Concernant les énergies renouvelables, les efforts se font sur l’ensemble du groupe incluant les caisses régionales en France. Je peux vous dire que les délais sont tenus. Notre groupe est très prégnant sur ces sujets et les engagements sont toujours suivis. La volonté est réelle et déclinée sur l’ensemble des entités du groupe Crédit Agricole et sur l’ensemble de nos pays d’intervention.
Sur l’Asie par exemple, l’équipe en charge des financements de projets sur le secteur de l’énergie réalise une étude approfondie, pays par pays, pour voir comment identifier et accompagner les premiers développements sur les différentes énergies renouvelables. Au-delà des sujets précédemment cités sur le solaire au Japon et l’éolien à Taiwan, nous avons entrepris une étude importante sur la géothermie afin de s’assurer que cela répond vraiment aux problématiques environnementales.
Cette question de géothermie est plus présente en Asie que dans d’autres pays. L’année dernière un état des lieux a été fait sur ce sujet en Indonésie afin de voir comment accompagner le mieux possible ce pays vers une véritable transition en matière d’énergie.
Il faut aussi parler des obligations vertes « green bonds ».
Oui, il s’agit d’émissions obligataires, comme n’importe quelle émission obligataire en terme de structure, avec comme différence que là, il y a un objet bien précis. Un « green bond » a un objet qui est défini à l’avance, autour de la transition énergétique, des énergies renouvelables, de l’efficacité énergétique, avec une évaluation environnementale et une surveillance données par un institut dédié. Crédit Agricole CIB a été un des précurseurs sur ces sujets afin de permettre aux investisseurs avec des objectifs responsables de placer leurs fonds dans les activités « vertes ». Au départ, tout le monde regardait cela comme un gadget mais aujourd’hui les obligations vertes se sont vraiment développées, jusqu’à devenir depuis un an un marché extrêmement important.
Notre banque est depuis les débuts dans les premières banques mondiales sur ce secteur et l’année dernière nous avons eu de très bons développement sur le sujet en Asie avec trois émissions importantes, une pour Bank of China et deux autres pour des banques indienne et coréenne qui ont émis des émissions obligataires vertes avec un label donné par une agence d’évaluation spécialisée.
Comment vous situez-vous par rapport à vos concurrents ?
Nous sommes numéro 1 mondial en tant que chef de file des émissions de « green bonds » L’année dernière nous avons reçu de l’organisme Global capital sept awards sur les huit donnés dans ce domaine, qui est l’un de ceux pour lesquels nous sommes fiers et en pointe.
Etes-vous confiant sur l’avenir ? Voyez-vous une évolution à moyen ou long terme sur ces sujets en Asie ?
Même à court terme, les prises de conscience sont très fortes.
Le marché des obligations vertes dites « domestiques » en Chine s’est beaucoup développé récemment avec des émissions en RMB auprès d’investisseurs chinois, par des sociétés chinoises.

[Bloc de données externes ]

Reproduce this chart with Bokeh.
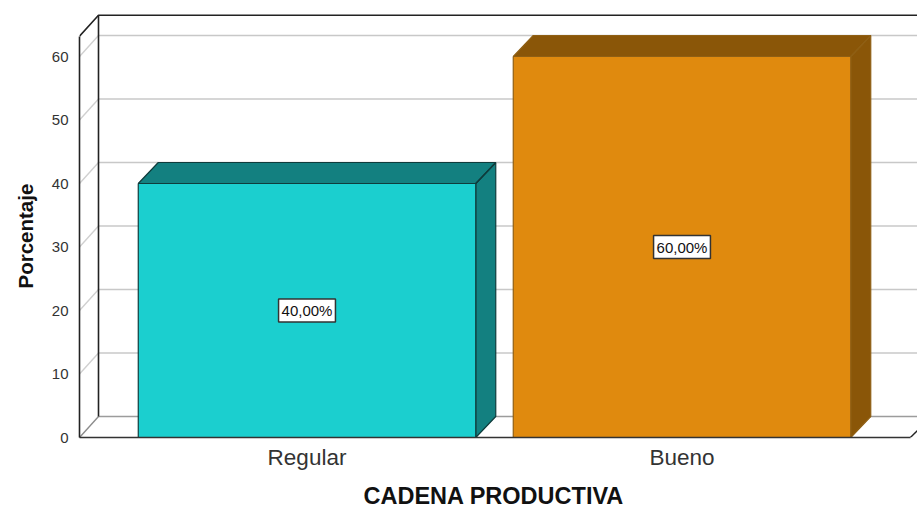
from bokeh.embed import file_html
from bokeh.resources import INLINE
from bokeh.plotting import figure
from bokeh.models import Range1d, FixedTicker, ColumnDataSource, Title
from bokeh.core.properties import value

categories = ["Regular", "Bueno"]
positions = [1, 2]
percent = [40.0, 60.0]
labels = ["40,00%", "60,00%"]
front_colors = ["#1bcfcf", "#e08a0e"]
side_colors = ["#138080", "#8a5608"]
edge_colors = ["#0f3c3c", "#8f5f14"]
y_ticks = [0, 10, 20, 30, 40, 50, 60]
y_title = "Porcentaje"
x_title = "CADENA PRODUCTIVA"

BAR_WIDTH = 0.9
DX = 20 / 375
DY = 21 / 6.35
Y_TOP = 63.2
X_LEFT = 0.3933
X_RIGHT = 2.628
X_FRONT_END = 2.609
FONT = "Liberation Sans"

p = figure(width=917, height=508, frame_width=838, frame_height=437,
           output_backend="svg", toolbar_location=None,
           x_range=Range1d(X_LEFT, X_RIGHT), y_range=Range1d(0, 68.82),
           min_border_left=79, min_border_right=0, min_border_top=0, min_border_bottom=71)
p.outline_line_color = None
p.grid.visible = False

# walls
x_back = X_LEFT + DX * 0.95
p.segment(x0=[x_back] * len(y_ticks), y0=[t + DY for t in y_ticks],
          x1=[X_RIGHT] * len(y_ticks), y1=[t + DY for t in y_ticks],
          line_color=["#9c9c9c"] + ["#c8c8c8"] * (len(y_ticks) - 1), line_width=1.6)
p.segment(x0=[X_LEFT] * len(y_ticks), y0=y_ticks,
          x1=[x_back] * len(y_ticks), y1=[t + DY for t in y_ticks],
          line_color=["#8c8c8c"] + ["#d0d0d0"] * (len(y_ticks) - 1), line_width=1.4)
p.line([x_back, x_back], [DY, Y_TOP + DY], line_color="#222222", line_width=1.6)
p.line([X_LEFT, x_back, X_RIGHT], [Y_TOP, Y_TOP + DY, Y_TOP + DY], line_color="#222222", line_width=1.6)
p.line([X_FRONT_END, X_RIGHT], [0, 7 / 6.35], line_color="#222222", line_width=1.4)

# bars
for c, v, fc, sc, ec in zip(positions, percent, front_colors, side_colors, edge_colors):
    x0, x1 = c - BAR_WIDTH / 2, c + BAR_WIDTH / 2
    p.patch([x1, x1 + DX, x1 + DX, x1], [0, DY, v + DY, v], fill_color=sc, line_color=ec, line_width=1.2)
    p.patch([x0, x0 + DX, x1 + DX, x1], [v, v + DY, v + DY, v], fill_color=sc, line_color=ec, line_width=1.2)
    p.line([x1, x1 + DX], [v, v + DY], line_color=ec, line_width=1.2)
    p.quad(left=x0, right=x1, bottom=0, top=v, fill_color=fc, line_color=ec, line_width=1.2)

src = ColumnDataSource(dict(x=positions, y=[v / 2 for v in percent], text=labels))
p.text(x="x", y="y", text="text", source=src, text_align="center", text_baseline="middle",
       text_font=value(FONT), text_font_size="15px", text_color="#111111",
       background_fill_color="white", border_line_color="#333333", border_line_width=1.5,
       padding=3)

# axes
ya = p.yaxis[0]
ya.ticker = FixedTicker(ticks=y_ticks)
ya.bounds = (0, Y_TOP)
ya.axis_line_color = "#222222"
ya.axis_line_width = 1.6
ya.major_tick_line_color = None
ya.minor_tick_line_color = None
ya.major_label_standoff = 5
ya.major_label_text_font = FONT
ya.major_label_text_font_size = "15px"
ya.major_label_text_color = "#333333"

xa = p.xaxis[0]
xa.ticker = FixedTicker(ticks=positions)
xa.major_label_overrides = dict(zip(positions, categories))
xa.bounds = (X_LEFT, X_FRONT_END)
xa.axis_line_color = "#333333"
xa.axis_line_width = 1.6
xa.major_tick_line_color = None
xa.minor_tick_line_color = None
xa.major_label_standoff = 1
xa.major_label_text_font = FONT
xa.major_label_text_font_size = "22.5px"
xa.major_label_text_color = "#333333"

p.add_layout(Title(text=x_title, align="left", offset=284, standoff=17,
                   text_font=FONT, text_font_style="bold", text_font_size="23.5px",
                   text_color="#111111"), "below")
p.add_layout(Title(text=y_title, align="left", offset=149, standoff=23,
                   text_font=FONT, text_font_style="bold", text_font_size="20.5px",
                   text_color="#111111"), "left")

open("out.html", "w").write(file_html(p, INLINE))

Ce n’est pas encore énorme mais c’est un début très prometteur. Les Chinois ont pris les choses sérieusement et s’y intéressent. C’est vrai aussi de l’Inde et d’une vaste majorité des pays d’Asie.
Si vous deviez définir en une phrase ce que vous estimez faire aujourd’hui pour la planète, ce serait ?
Accompagner nos clients vers la transition énergétique à travers des financements responsables serait la phrase la plus juste.